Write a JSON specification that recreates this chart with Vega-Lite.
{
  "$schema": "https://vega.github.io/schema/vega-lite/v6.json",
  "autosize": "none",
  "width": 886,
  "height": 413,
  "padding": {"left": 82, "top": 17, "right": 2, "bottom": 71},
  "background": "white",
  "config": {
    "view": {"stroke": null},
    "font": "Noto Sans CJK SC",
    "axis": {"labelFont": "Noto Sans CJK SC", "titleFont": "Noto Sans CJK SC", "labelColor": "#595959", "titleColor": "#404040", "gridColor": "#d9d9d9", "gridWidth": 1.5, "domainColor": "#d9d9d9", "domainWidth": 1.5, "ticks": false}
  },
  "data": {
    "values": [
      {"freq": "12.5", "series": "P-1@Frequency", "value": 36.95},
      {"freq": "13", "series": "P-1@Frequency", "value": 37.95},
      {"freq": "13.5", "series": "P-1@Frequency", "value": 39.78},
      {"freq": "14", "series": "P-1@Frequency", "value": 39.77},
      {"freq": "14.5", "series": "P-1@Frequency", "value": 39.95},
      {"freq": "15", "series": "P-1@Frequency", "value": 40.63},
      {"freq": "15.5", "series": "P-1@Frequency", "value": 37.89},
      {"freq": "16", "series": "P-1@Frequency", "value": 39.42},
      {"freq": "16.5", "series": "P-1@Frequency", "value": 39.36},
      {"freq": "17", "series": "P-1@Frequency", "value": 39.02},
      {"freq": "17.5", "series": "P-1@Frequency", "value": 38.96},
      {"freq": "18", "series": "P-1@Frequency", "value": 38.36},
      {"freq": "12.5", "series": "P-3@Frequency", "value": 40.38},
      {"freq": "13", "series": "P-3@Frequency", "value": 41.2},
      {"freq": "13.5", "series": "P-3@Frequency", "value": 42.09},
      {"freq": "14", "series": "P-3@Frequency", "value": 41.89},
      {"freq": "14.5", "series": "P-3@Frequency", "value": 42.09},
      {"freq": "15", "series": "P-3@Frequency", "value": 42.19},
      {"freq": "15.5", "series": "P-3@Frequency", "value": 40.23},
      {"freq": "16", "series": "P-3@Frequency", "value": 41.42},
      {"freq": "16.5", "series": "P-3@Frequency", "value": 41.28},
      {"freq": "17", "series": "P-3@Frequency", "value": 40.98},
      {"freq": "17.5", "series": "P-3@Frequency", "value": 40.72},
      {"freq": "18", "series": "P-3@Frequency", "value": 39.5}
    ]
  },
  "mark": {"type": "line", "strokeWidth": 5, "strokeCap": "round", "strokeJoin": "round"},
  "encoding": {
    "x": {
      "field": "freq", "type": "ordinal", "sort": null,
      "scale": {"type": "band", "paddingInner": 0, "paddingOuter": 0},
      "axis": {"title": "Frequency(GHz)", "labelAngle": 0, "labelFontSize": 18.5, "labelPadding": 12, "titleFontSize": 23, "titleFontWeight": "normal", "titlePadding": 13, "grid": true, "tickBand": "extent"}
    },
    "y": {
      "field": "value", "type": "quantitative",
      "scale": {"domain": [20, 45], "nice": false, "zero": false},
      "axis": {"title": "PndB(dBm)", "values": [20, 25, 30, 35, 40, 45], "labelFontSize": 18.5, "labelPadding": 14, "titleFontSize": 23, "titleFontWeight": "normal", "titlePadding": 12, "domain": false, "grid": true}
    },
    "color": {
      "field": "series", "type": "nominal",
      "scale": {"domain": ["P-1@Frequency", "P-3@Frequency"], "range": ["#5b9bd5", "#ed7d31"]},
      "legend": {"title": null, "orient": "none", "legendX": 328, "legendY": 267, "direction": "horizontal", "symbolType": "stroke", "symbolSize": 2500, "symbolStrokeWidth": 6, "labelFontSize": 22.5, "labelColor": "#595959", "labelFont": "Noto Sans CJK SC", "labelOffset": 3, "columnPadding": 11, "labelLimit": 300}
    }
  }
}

• [What is asked]:
All of the material above needs to be retyped word for word.

• [Expected output]:
Write a JSON specification that recreates this chart with Vega-Lite.
{
  "$schema": "https://vega.github.io/schema/vega-lite/v6.json",
  "autosize": "none",
  "width": 886,
  "height": 413,
  "padding": {"left": 82, "top": 17, "right": 2, "bottom": 71},
  "background": "white",
  "config": {
    "view": {"stroke": null},
    "font": "Noto Sans CJK SC",
    "axis": {"labelFont": "Noto Sans CJK SC", "titleFont": "Noto Sans CJK SC", "labelColor": "#595959", "titleColor": "#404040", "gridColor": "#d9d9d9", "gridWidth": 1.5, "domainColor": "#d9d9d9", "domainWidth": 1.5, "ticks": false}
  },
  "data": {
    "values": [
      {"freq": "12.5", "series": "P-1@Frequency", "value": 36.95},
      {"freq": "13", "series": "P-1@Frequency", "value": 37.95},
      {"freq": "13.5", "series": "P-1@Frequency", "value": 39.78},
      {"freq": "14", "series": "P-1@Frequency", "value": 39.77},
      {"freq": "14.5", "series": "P-1@Frequency", "value": 39.95},
      {"freq": "15", "series": "P-1@Frequency", "value": 40.63},
      {"freq": "15.5", "series": "P-1@Frequency", "value": 37.89},
      {"freq": "16", "series": "P-1@Frequency", "value": 39.42},
      {"freq": "16.5", "series": "P-1@Frequency", "value": 39.36},
      {"freq": "17", "series": "P-1@Frequency", "value": 39.02},
      {"freq": "17.5", "series": "P-1@Frequency", "value": 38.96},
      {"freq": "18", "series": "P-1@Frequency", "value": 38.36},
      {"freq": "12.5", "series": "P-3@Frequency", "value": 40.38},
      {"freq": "13", "series": "P-3@Frequency", "value": 41.2},
      {"freq": "13.5", "series": "P-3@Frequency", "value": 42.09},
      {"freq": "14", "series": "P-3@Frequency", "value": 41.89},
      {"freq": "14.5", "series": "P-3@Frequency", "value": 42.09},
      {"freq": "15", "series": "P-3@Frequency", "value": 42.19},
      {"freq": "15.5", "series": "P-3@Frequency", "value": 40.23},
      {"freq": "16", "series": "P-3@Frequency", "value": 41.42},
      {"freq": "16.5", "series": "P-3@Frequency", "value": 41.28},
      {"freq": "17", "series": "P-3@Frequency", "value": 40.98},
      {"freq": "17.5", "series": "P-3@Frequency", "value": 40.72},
      {"freq": "18", "series": "P-3@Frequency", "value": 39.5}
    ]
  },
  "mark": {"type": "line", "strokeWidth": 5, "strokeCap": "round", "strokeJoin": "round"},
  "encoding": {
    "x": {
      "field": "freq", "type": "ordinal", "sort": null,
      "scale": {"type": "band", "paddingInner": 0, "paddingOuter": 0},
      "axis": {"title": "Frequency(GHz)", "labelAngle": 0, "labelFontSize": 18.5, "labelPadding": 12, "titleFontSize": 23, "titleFontWeight": "normal", "titlePadding": 13, "grid": true, "tickBand": "extent"}
    },
    "y": {
      "field": "value", "type": "quantitative",
      "scale": {"domain": [20, 45], "nice": false, "zero": false},
      "axis": {"title": "PndB(dBm)", "values": [20, 25, 30, 35, 40, 45], "labelFontSize": 18.5, "labelPadding": 14, "titleFontSize": 23, "titleFontWeight": "normal", "titlePadding": 12, "domain": false, "grid": true}
    },
    "color": {
      "field": "series", "type": "nominal",
      "scale": {"domain": ["P-1@Frequency", "P-3@Frequency"], "range": ["#5b9bd5", "#ed7d31"]},
      "legend": {"title": null, "orient": "none", "legendX": 328, "legendY": 267, "direction": "horizontal", "symbolType": "stroke", "symbolSize": 2500, "symbolStrokeWidth": 6, "labelFontSize": 22.5, "labelColor": "#595959", "labelFont": "Noto Sans CJK SC", "labelOffset": 3, "columnPadding": 11, "labelLimit": 300}
    }
  }
}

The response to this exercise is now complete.